Last month, a worker at a warehouse operated by one of the supermarket giants was suspended from work and threatened with dismissal after speaking to a journalist about safety at work.
Even though her employer did not know what had been said to the journalist, it was alleged that the worker had breached the company’s code of conduct, which seeks to prohibit the making of statements or provision of information of any kind to the media.
While this worker was spared the sack or any kind of disciplinary action after intervention from her union, her experience is becoming more common. In late 2013, two workers were suspended by a transport company after speaking to the media about bullying in their workplace when attempts to deal with the issue at work and complaints made to the safety regulator failed to rectify the problem. In 2010 a hairdresser was sacked after a Facebook post in which she grumbled about a warning and her lack of holiday pay.
Australian employers are increasingly trying to curtail what their employees can say to the media or on social media when not at work. The policies of a number of large employers prohibit “unauthorised” media contact or comments, negative comments or references on social media about the employer, other employees or the workplace in general and, in some cases, “providing information to politicians or government officials”.
These attempts at regulating what workers do or say when not at work are problematic (and dangerous) for a number of reasons. If employment is to be properly distinguished from slavery, what one does when not at work should not be your employer’s business unless it can be said to make on-going employment impossible or too difficult. Continuing intrusion into workers’ private space by employers risks the total breakdown of the boundary between privacy and the workplace to the detriment of workers.
Constraining work-related discussions or comments that take place out-of-hours also has significant consequences for workers looking to organise for better wages and conditions at work and efforts to build worker solidarity. Workers organise around workplace grievances or issues and must be free to raise these with colleagues, friends and the community at large through whatever mechanism they can, including on social media and through the mainstream media, in order to build links and relationships with other workers.

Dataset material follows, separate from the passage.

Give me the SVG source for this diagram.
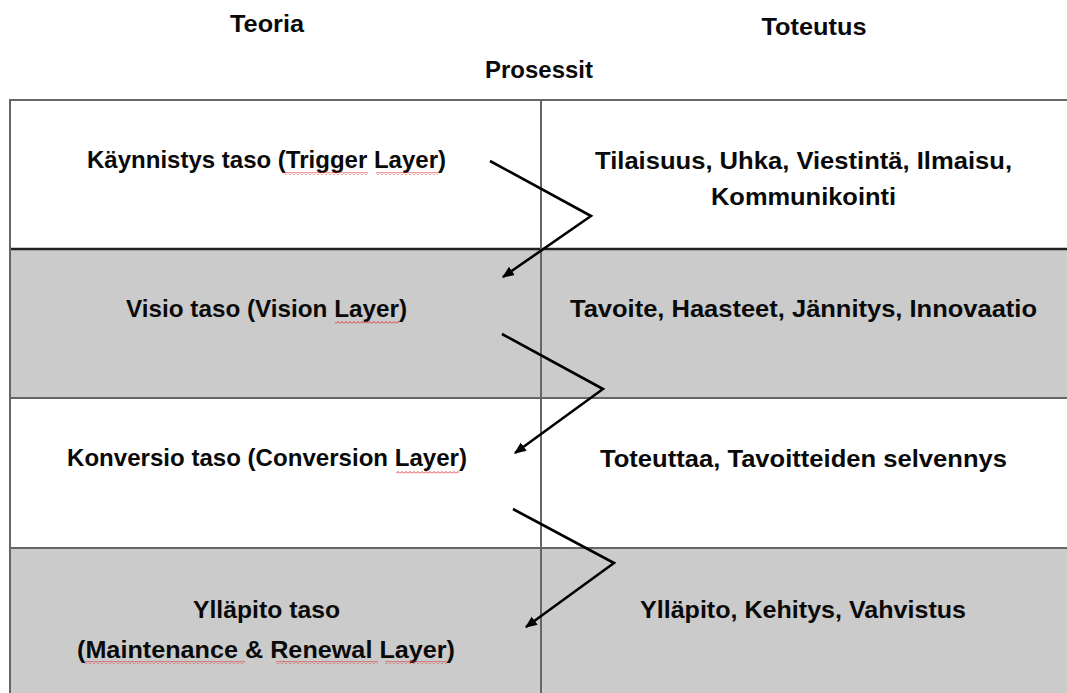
<svg xmlns="http://www.w3.org/2000/svg" width="1067" height="693" viewBox="0 0 1067 693">
  <style>
    .t { font-family: "Liberation Sans", Arial, sans-serif; font-weight: bold; font-size: 24px; fill: #0a0a0a; text-anchor: middle; }
    .grid { stroke: #666; stroke-width: 2; fill: none; }
    .gridDark { stroke: #222; stroke-width: 2.5; fill: none; }
    .white { fill: #ffffff; }
    .gray { fill: #cbcbcb; }
    .conn { stroke: #000; stroke-width: 2.6; fill: none; stroke-linejoin: miter; marker-end: url(#arrow); }
    .sq { fill: url(#squiggle); }
  </style>
  <defs>
    <marker id="arrow" viewBox="0 0 10 10" refX="9" refY="5" markerWidth="12" markerHeight="12" markerUnits="userSpaceOnUse" orient="auto">
      <path d="M0,0.8 L10,5 L0,9.2 z" fill="#000"/>
    </marker>
    <pattern id="squiggle" x="0" y="0" width="4" height="3" patternUnits="userSpaceOnUse">
      <path d="M0,2.5 L2,0.5 L4,2.5" stroke="#e02020" stroke-width="0.9" fill="none"/>
    </pattern>
  </defs>
  <rect width="1067" height="693" fill="#ffffff"/>

  <!-- headers -->
  <g id="header-teoria"><text class="t" x="267" y="32" textLength="74" lengthAdjust="spacingAndGlyphs">Teoria</text></g>
  <g id="header-toteutus"><text class="t" x="814" y="35" textLength="105" lengthAdjust="spacingAndGlyphs">Toteutus</text></g>
  <g id="header-prosessit"><text class="t" x="539" y="78" textLength="108" lengthAdjust="spacingAndGlyphs">Prosessit</text></g>

  <!-- row backgrounds -->
  <g id="table-background">
    <rect class="white" x="10" y="100" width="1057" height="149"/>
    <rect class="gray" x="10" y="249" width="1057" height="149"/>
    <rect class="white" x="10" y="398" width="1057" height="150"/>
    <rect class="gray" x="10" y="548" width="1057" height="150"/>
  </g>

  <!-- grid lines -->
  <g id="table-grid">
    <line class="grid" x1="9" y1="100" x2="1067" y2="100"/>
    <line class="gridDark" x1="9" y1="249" x2="1067" y2="249"/>
    <line class="grid" x1="9" y1="398" x2="1067" y2="398"/>
    <line class="grid" x1="9" y1="548" x2="1067" y2="548"/>
    <line class="grid" x1="10" y1="99" x2="10" y2="693"/>
    <line class="grid" x1="541" y1="99" x2="541" y2="693"/>
  </g>

  <!-- row 1 -->
  <g id="trigger-layer">
    <text class="t" x="266.5" y="168" textLength="359" lengthAdjust="spacingAndGlyphs">Käynnistys taso (Trigger Layer)</text>
    <rect class="sq" x="283" y="172" width="85" height="3"/>
    <rect class="sq" x="376" y="172" width="62" height="3"/>
  </g>
  <g id="trigger-impl">
    <text class="t" x="803.5" y="169" textLength="417" lengthAdjust="spacingAndGlyphs">Tilaisuus, Uhka, Viestintä, Ilmaisu,</text>
    <text class="t" x="803.5" y="205" textLength="185" lengthAdjust="spacingAndGlyphs">Kommunikointi</text>
  </g>

  <!-- row 2 -->
  <g id="vision-layer">
    <text class="t" x="266.5" y="317" textLength="281" lengthAdjust="spacingAndGlyphs">Visio taso (Vision Layer)</text>
    <rect class="sq" x="335" y="321" width="64" height="3"/>
  </g>
  <g id="vision-impl">
    <text class="t" x="803.5" y="317" textLength="467" lengthAdjust="spacingAndGlyphs">Tavoite, Haasteet, Jännitys, Innovaatio</text>
  </g>

  <!-- row 3 -->
  <g id="conversion-layer">
    <text class="t" x="267" y="466" textLength="400" lengthAdjust="spacingAndGlyphs">Konversio taso (Conversion Layer)</text>
    <rect class="sq" x="396" y="471" width="63" height="3"/>
  </g>
  <g id="conversion-impl">
    <text class="t" x="803.5" y="467" textLength="407" lengthAdjust="spacingAndGlyphs">Toteuttaa, Tavoitteiden selvennys</text>
  </g>

  <!-- row 4 -->
  <g id="maintenance-layer">
    <text class="t" x="266.5" y="618" textLength="147" lengthAdjust="spacingAndGlyphs">Ylläpito taso</text>
    <text class="t" x="266" y="658" textLength="378" lengthAdjust="spacingAndGlyphs">(Maintenance &amp; Renewal Layer)</text>
    <rect class="sq" x="85" y="661" width="160" height="3"/>
    <rect class="sq" x="276" y="661" width="102" height="3"/>
    <rect class="sq" x="385" y="661" width="63" height="3"/>
  </g>
  <g id="maintenance-impl">
    <text class="t" x="803" y="618" textLength="326" lengthAdjust="spacingAndGlyphs">Ylläpito, Kehitys, Vahvistus</text>
  </g>

  <!-- connectors -->
  <g id="connectors">
    <polyline class="conn" points="490,161 591,216 503,277"/>
    <polyline class="conn" points="502,334 603,389 515,453"/>
    <polyline class="conn" points="513,509 614,563 526,627"/>
  </g>
</svg>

Blocking these means is a direct assault on workers’ opportunities to change their workplace and fight against injustice at work.
Workers and unions are increasingly organising online in conjunction with more traditional organising methods in the workplace. In this context, social media is an increasingly vital information-sharing tool for employees in one workplace or across different workplaces.
Perhaps the most extreme example of an employer’s social media policy unashamedly restricting the rights of workers to organise around issues at work was the policy (since changed) of one of the major banks, which prohibited any comment about the bank online, including commentary about the work performed and terms and conditions of employment.
This kind of attempt at worker control denies workers a legitimate voice. But it is also difficult for employers to lawfully restrict the right of workers to discuss work-related issues online or in mainstream media in this way.
There is no right to free speech or expression in Australia on which workers can rely to freely and openly discuss work or their employer.
But according to a decision by the national industrial tribunal handed down some years ago, for an employer to take action against an employee because of something the employee has said or done out-of-hours, the relevant conduct must either have caused serious damage to the employment relationship, be incompatible with the employee’s duties as an employee or have damaged the employer’s interests. In other words, mere criticism of the employer online or the discussion of a legitimate grievance in a news report is not normally grounds for termination or disciplinary action.
In the case of the hairdresser, the decision to terminate her employment was found to have been unfair by the industrial tribunal and the hairdresser was compensated as a result.
A subsequent case involving a truck driver sacked after friends posted derogatory and harassing comments about managers on his Facebook page also found the dismissal in question unfair.
However, the tribunal in both cases issued a caution about using social media to make comments about work or colleagues, stating in the case of the truck driver that conversations on social media were different from “a conversation in a pub or cafe” and could, in some cases, allow for the lawful termination of an employee’s employment.
There are protections in federal workplace laws for employees who exercise broadly-defined “workplace rights”, including the making of complaints about their employment. Similar protections exist in health and safety laws in relation to workplace safety. Workers who engage or have engaged in any kind of lawful activity organised by their union are also protected from any kind of action against them as a result of the activity.
These protections can and do extend to activities done outside work. While the courts have questioned whether making comments to the media could be a “workplace right” that is protected by the law, for union members and activists this kind of activity would likely be protected if it has been “organised” by their union.
But these rights and protections have not stopped employers from prescribing strict rules about what can and cannot be said online or to the media about work and, in certain cases, seeking to enforce those rules. More often than not this will be an unjustified intrusion into the private affairs of employees and is designed to limit workers’ ability to organise with other workers for a better workplace.
When employers’ actions or policies are challenged by workers and their unions, or by the courts, employers will often need to back down. Ironically, the media can help bring attention to employer overreach in this context as it will likely fall foul of community expectations about freedom of speech. In other words, workers cannot be silenced so easily.